Exclude the pictures and return every line exactly as written.

* **DATA SHOWN**
Begin

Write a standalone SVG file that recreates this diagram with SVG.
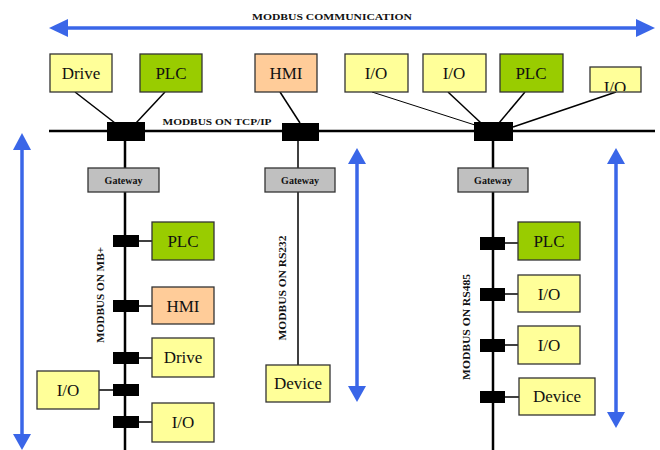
<svg xmlns="http://www.w3.org/2000/svg" width="660" height="450" viewBox="0 0 660 450">
<style>
.box{stroke:#333;stroke-width:1.3}
.y{fill:#ffff99}.g{fill:#99cc00}.o{fill:#ffcc99}.gw{fill:#c0c0c0}
.t{font-family:"Liberation Serif",serif;font-size:17px;fill:#111;text-anchor:middle}
.s{font-family:"Liberation Serif",serif;font-size:9px;font-weight:bold;fill:#111;text-anchor:middle}
.v{font-size:10px}
.gt{font-family:"Liberation Serif",serif;font-size:10px;font-weight:bold;fill:#111;text-anchor:middle}
.bus{stroke:#000;stroke-width:2.5;fill:none}
.ln{stroke:#000;stroke-width:1.5;fill:none}
.tap{fill:#000}
.ba{stroke:#3a66e8;stroke-width:3.5;fill:none}
.bh{fill:#3a66e8}
</style>
<defs><clipPath id="c1"><rect x="590" y="67" width="51" height="24"/></clipPath></defs>
<rect width="660" height="450" fill="#fff"/>

<g id="arrows">
<line class="ba" x1="64" y1="28" x2="640" y2="28"/>
<polygon class="bh" points="49,28 68,19 68,37"/>
<polygon class="bh" points="655,28 636,19 636,37"/>
<line class="ba" x1="22" y1="146" x2="22" y2="437"/>
<polygon class="bh" points="22,133 13,150 31,150"/>
<polygon class="bh" points="22,450 13,434 31,434"/>
<line class="ba" x1="357" y1="160" x2="357" y2="390"/>
<polygon class="bh" points="357,148 348,164 366,164"/>
<polygon class="bh" points="357,402 348,386 366,386"/>
<line class="ba" x1="616" y1="160" x2="616" y2="416"/>
<polygon class="bh" points="616,148 607,164 625,164"/>
<polygon class="bh" points="616,428 607,412 625,412"/>
<text class="s" x="332" y="20" textLength="160" lengthAdjust="spacingAndGlyphs">MODBUS COMMUNICATION</text>
</g>

<g id="connectors">
<line class="bus" x1="49" y1="131" x2="655" y2="131"/>
<line class="ln" x1="75" y1="92" x2="115" y2="123"/>
<line class="ln" x1="165" y1="92" x2="136" y2="123"/>
<line class="ln" x1="280" y1="92" x2="300" y2="123"/>
<line stroke="#000" stroke-width="1" x1="372" y1="92" x2="478" y2="126"/>
<line class="ln" x1="448" y1="92" x2="481" y2="123"/>
<line class="ln" x1="525" y1="92" x2="499" y2="123"/>
<line class="ln" x1="616" y1="92" x2="513" y2="127"/>
<line class="bus" x1="125" y1="141" x2="125" y2="450"/>
<line class="ln" x1="298" y1="141" x2="298" y2="365"/>
<line class="bus" x1="493" y1="141" x2="493" y2="450"/>
<line class="ln" x1="139" y1="241" x2="152" y2="241"/>
<line class="ln" x1="139" y1="306" x2="152" y2="306"/>
<line class="ln" x1="139" y1="358" x2="152" y2="358"/>
<line class="ln" x1="99" y1="390" x2="113" y2="390"/>
<line class="ln" x1="139" y1="422" x2="152" y2="422"/>
<line class="ln" x1="505" y1="243" x2="518" y2="243"/>
<line class="ln" x1="505" y1="294" x2="518" y2="294"/>
<line class="ln" x1="505" y1="345" x2="518" y2="345"/>
<line class="ln" x1="505" y1="397" x2="519" y2="397"/>
<rect class="tap" x="107" y="122" width="38" height="19"/>
<rect class="tap" x="282" y="123" width="37" height="18"/>
<rect class="tap" x="474" y="122" width="39" height="19"/>
<rect class="tap" x="113" y="235" width="26" height="12"/>
<rect class="tap" x="113" y="300" width="26" height="12"/>
<rect class="tap" x="113" y="352" width="26" height="12"/>
<rect class="tap" x="113" y="384" width="26" height="12"/>
<rect class="tap" x="113" y="416" width="26" height="12"/>
<rect class="tap" x="480" y="237" width="25" height="13"/>
<rect class="tap" x="480" y="288" width="25" height="13"/>
<rect class="tap" x="480" y="339" width="25" height="13"/>
<rect class="tap" x="480" y="391" width="25" height="12"/>
<text class="s" x="217" y="125" textLength="109" lengthAdjust="spacingAndGlyphs">MODBUS ON TCP/IP</text>
<text class="s v" transform="translate(104,295) rotate(-90)" textLength="96" lengthAdjust="spacingAndGlyphs">MODBUS ON MB+</text>
<text class="s v" transform="translate(286,288) rotate(-90)" textLength="105" lengthAdjust="spacingAndGlyphs">MODBUS ON RS232</text>
<text class="s v" transform="translate(470,327) rotate(-90)" textLength="106" lengthAdjust="spacingAndGlyphs">MODBUS ON RS485</text>
</g>

<g id="drive-top"><rect class="box y" x="50" y="54" width="62" height="38"/><text class="t" x="81" y="79">Drive</text></g>
<g id="plc-top1"><rect class="box g" x="140" y="54" width="62" height="38"/><text class="t" x="171" y="79">PLC</text></g>
<g id="hmi-top"><rect class="box o" x="255" y="54" width="62" height="38"/><text class="t" x="286" y="79">HMI</text></g>
<g id="io-top1"><rect class="box y" x="345" y="54" width="63" height="38"/><text class="t" x="376" y="79">I/O</text></g>
<g id="io-top2"><rect class="box y" x="423" y="54" width="63" height="38"/><text class="t" x="454" y="79">I/O</text></g>
<g id="plc-top2"><rect class="box g" x="500" y="54" width="63" height="38"/><text class="t" x="531" y="79">PLC</text></g>
<g id="io-top3"><rect class="box y" x="590" y="67" width="51" height="25"/><text class="t" x="615" y="93" clip-path="url(#c1)">I/O</text></g>

<g id="gateway-left"><rect class="box gw" x="88" y="168" width="71" height="24"/><text class="gt" x="123.5" y="184">Gateway</text></g>
<g id="gateway-mid"><rect class="box gw" x="265" y="168" width="70" height="24"/><text class="gt" x="300" y="184">Gateway</text></g>
<g id="gateway-right"><rect class="box gw" x="458" y="168" width="70" height="24"/><text class="gt" x="493" y="184">Gateway</text></g>

<g id="plc-mb"><rect class="box g" x="152" y="222" width="62" height="38"/><text class="t" x="183" y="247">PLC</text></g>
<g id="hmi-mb"><rect class="box o" x="152" y="287" width="62" height="37"/><text class="t" x="183" y="312">HMI</text></g>
<g id="drive-mb"><rect class="box y" x="152" y="338" width="62" height="39"/><text class="t" x="183" y="363">Drive</text></g>
<g id="io-mb-left"><rect class="box y" x="37" y="371" width="62" height="38"/><text class="t" x="68" y="396">I/O</text></g>
<g id="io-mb"><rect class="box y" x="152" y="403" width="62" height="39"/><text class="t" x="183" y="428">I/O</text></g>

<g id="device-232"><rect class="box y" x="266" y="365" width="64" height="37"/><text class="t" x="298" y="389">Device</text></g>

<g id="plc-485"><rect class="box g" x="518" y="222" width="62" height="38"/><text class="t" x="549" y="247">PLC</text></g>
<g id="io-485a"><rect class="box y" x="518" y="275" width="62" height="37"/><text class="t" x="549" y="300">I/O</text></g>
<g id="io-485b"><rect class="box y" x="518" y="326" width="62" height="38"/><text class="t" x="549" y="351">I/O</text></g>
<g id="device-485"><rect class="box y" x="519" y="378" width="76" height="37"/><text class="t" x="557" y="402">Device</text></g>
</svg>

End

* **TASK SOLUTION**
Write a standalone SVG file that recreates this diagram with SVG.
<svg xmlns="http://www.w3.org/2000/svg" width="660" height="450" viewBox="0 0 660 450">
<style>
.box{stroke:#333;stroke-width:1.3}
.y{fill:#ffff99}.g{fill:#99cc00}.o{fill:#ffcc99}.gw{fill:#c0c0c0}
.t{font-family:"Liberation Serif",serif;font-size:17px;fill:#111;text-anchor:middle}
.s{font-family:"Liberation Serif",serif;font-size:9px;font-weight:bold;fill:#111;text-anchor:middle}
.v{font-size:10px}
.gt{font-family:"Liberation Serif",serif;font-size:10px;font-weight:bold;fill:#111;text-anchor:middle}
.bus{stroke:#000;stroke-width:2.5;fill:none}
.ln{stroke:#000;stroke-width:1.5;fill:none}
.tap{fill:#000}
.ba{stroke:#3a66e8;stroke-width:3.5;fill:none}
.bh{fill:#3a66e8}
</style>
<defs><clipPath id="c1"><rect x="590" y="67" width="51" height="24"/></clipPath></defs>
<rect width="660" height="450" fill="#fff"/>

<g id="arrows">
<line class="ba" x1="64" y1="28" x2="640" y2="28"/>
<polygon class="bh" points="49,28 68,19 68,37"/>
<polygon class="bh" points="655,28 636,19 636,37"/>
<line class="ba" x1="22" y1="146" x2="22" y2="437"/>
<polygon class="bh" points="22,133 13,150 31,150"/>
<polygon class="bh" points="22,450 13,434 31,434"/>
<line class="ba" x1="357" y1="160" x2="357" y2="390"/>
<polygon class="bh" points="357,148 348,164 366,164"/>
<polygon class="bh" points="357,402 348,386 366,386"/>
<line class="ba" x1="616" y1="160" x2="616" y2="416"/>
<polygon class="bh" points="616,148 607,164 625,164"/>
<polygon class="bh" points="616,428 607,412 625,412"/>
<text class="s" x="332" y="20" textLength="160" lengthAdjust="spacingAndGlyphs">MODBUS COMMUNICATION</text>
</g>

<g id="connectors">
<line class="bus" x1="49" y1="131" x2="655" y2="131"/>
<line class="ln" x1="75" y1="92" x2="115" y2="123"/>
<line class="ln" x1="165" y1="92" x2="136" y2="123"/>
<line class="ln" x1="280" y1="92" x2="300" y2="123"/>
<line stroke="#000" stroke-width="1" x1="372" y1="92" x2="478" y2="126"/>
<line class="ln" x1="448" y1="92" x2="481" y2="123"/>
<line class="ln" x1="525" y1="92" x2="499" y2="123"/>
<line class="ln" x1="616" y1="92" x2="513" y2="127"/>
<line class="bus" x1="125" y1="141" x2="125" y2="450"/>
<line class="ln" x1="298" y1="141" x2="298" y2="365"/>
<line class="bus" x1="493" y1="141" x2="493" y2="450"/>
<line class="ln" x1="139" y1="241" x2="152" y2="241"/>
<line class="ln" x1="139" y1="306" x2="152" y2="306"/>
<line class="ln" x1="139" y1="358" x2="152" y2="358"/>
<line class="ln" x1="99" y1="390" x2="113" y2="390"/>
<line class="ln" x1="139" y1="422" x2="152" y2="422"/>
<line class="ln" x1="505" y1="243" x2="518" y2="243"/>
<line class="ln" x1="505" y1="294" x2="518" y2="294"/>
<line class="ln" x1="505" y1="345" x2="518" y2="345"/>
<line class="ln" x1="505" y1="397" x2="519" y2="397"/>
<rect class="tap" x="107" y="122" width="38" height="19"/>
<rect class="tap" x="282" y="123" width="37" height="18"/>
<rect class="tap" x="474" y="122" width="39" height="19"/>
<rect class="tap" x="113" y="235" width="26" height="12"/>
<rect class="tap" x="113" y="300" width="26" height="12"/>
<rect class="tap" x="113" y="352" width="26" height="12"/>
<rect class="tap" x="113" y="384" width="26" height="12"/>
<rect class="tap" x="113" y="416" width="26" height="12"/>
<rect class="tap" x="480" y="237" width="25" height="13"/>
<rect class="tap" x="480" y="288" width="25" height="13"/>
<rect class="tap" x="480" y="339" width="25" height="13"/>
<rect class="tap" x="480" y="391" width="25" height="12"/>
<text class="s" x="217" y="125" textLength="109" lengthAdjust="spacingAndGlyphs">MODBUS ON TCP/IP</text>
<text class="s v" transform="translate(104,295) rotate(-90)" textLength="96" lengthAdjust="spacingAndGlyphs">MODBUS ON MB+</text>
<text class="s v" transform="translate(286,288) rotate(-90)" textLength="105" lengthAdjust="spacingAndGlyphs">MODBUS ON RS232</text>
<text class="s v" transform="translate(470,327) rotate(-90)" textLength="106" lengthAdjust="spacingAndGlyphs">MODBUS ON RS485</text>
</g>

<g id="drive-top"><rect class="box y" x="50" y="54" width="62" height="38"/><text class="t" x="81" y="79">Drive</text></g>
<g id="plc-top1"><rect class="box g" x="140" y="54" width="62" height="38"/><text class="t" x="171" y="79">PLC</text></g>
<g id="hmi-top"><rect class="box o" x="255" y="54" width="62" height="38"/><text class="t" x="286" y="79">HMI</text></g>
<g id="io-top1"><rect class="box y" x="345" y="54" width="63" height="38"/><text class="t" x="376" y="79">I/O</text></g>
<g id="io-top2"><rect class="box y" x="423" y="54" width="63" height="38"/><text class="t" x="454" y="79">I/O</text></g>
<g id="plc-top2"><rect class="box g" x="500" y="54" width="63" height="38"/><text class="t" x="531" y="79">PLC</text></g>
<g id="io-top3"><rect class="box y" x="590" y="67" width="51" height="25"/><text class="t" x="615" y="93" clip-path="url(#c1)">I/O</text></g>

<g id="gateway-left"><rect class="box gw" x="88" y="168" width="71" height="24"/><text class="gt" x="123.5" y="184">Gateway</text></g>
<g id="gateway-mid"><rect class="box gw" x="265" y="168" width="70" height="24"/><text class="gt" x="300" y="184">Gateway</text></g>
<g id="gateway-right"><rect class="box gw" x="458" y="168" width="70" height="24"/><text class="gt" x="493" y="184">Gateway</text></g>

<g id="plc-mb"><rect class="box g" x="152" y="222" width="62" height="38"/><text class="t" x="183" y="247">PLC</text></g>
<g id="hmi-mb"><rect class="box o" x="152" y="287" width="62" height="37"/><text class="t" x="183" y="312">HMI</text></g>
<g id="drive-mb"><rect class="box y" x="152" y="338" width="62" height="39"/><text class="t" x="183" y="363">Drive</text></g>
<g id="io-mb-left"><rect class="box y" x="37" y="371" width="62" height="38"/><text class="t" x="68" y="396">I/O</text></g>
<g id="io-mb"><rect class="box y" x="152" y="403" width="62" height="39"/><text class="t" x="183" y="428">I/O</text></g>

<g id="device-232"><rect class="box y" x="266" y="365" width="64" height="37"/><text class="t" x="298" y="389">Device</text></g>

<g id="plc-485"><rect class="box g" x="518" y="222" width="62" height="38"/><text class="t" x="549" y="247">PLC</text></g>
<g id="io-485a"><rect class="box y" x="518" y="275" width="62" height="37"/><text class="t" x="549" y="300">I/O</text></g>
<g id="io-485b"><rect class="box y" x="518" y="326" width="62" height="38"/><text class="t" x="549" y="351">I/O</text></g>
<g id="device-485"><rect class="box y" x="519" y="378" width="76" height="37"/><text class="t" x="557" y="402">Device</text></g>
</svg>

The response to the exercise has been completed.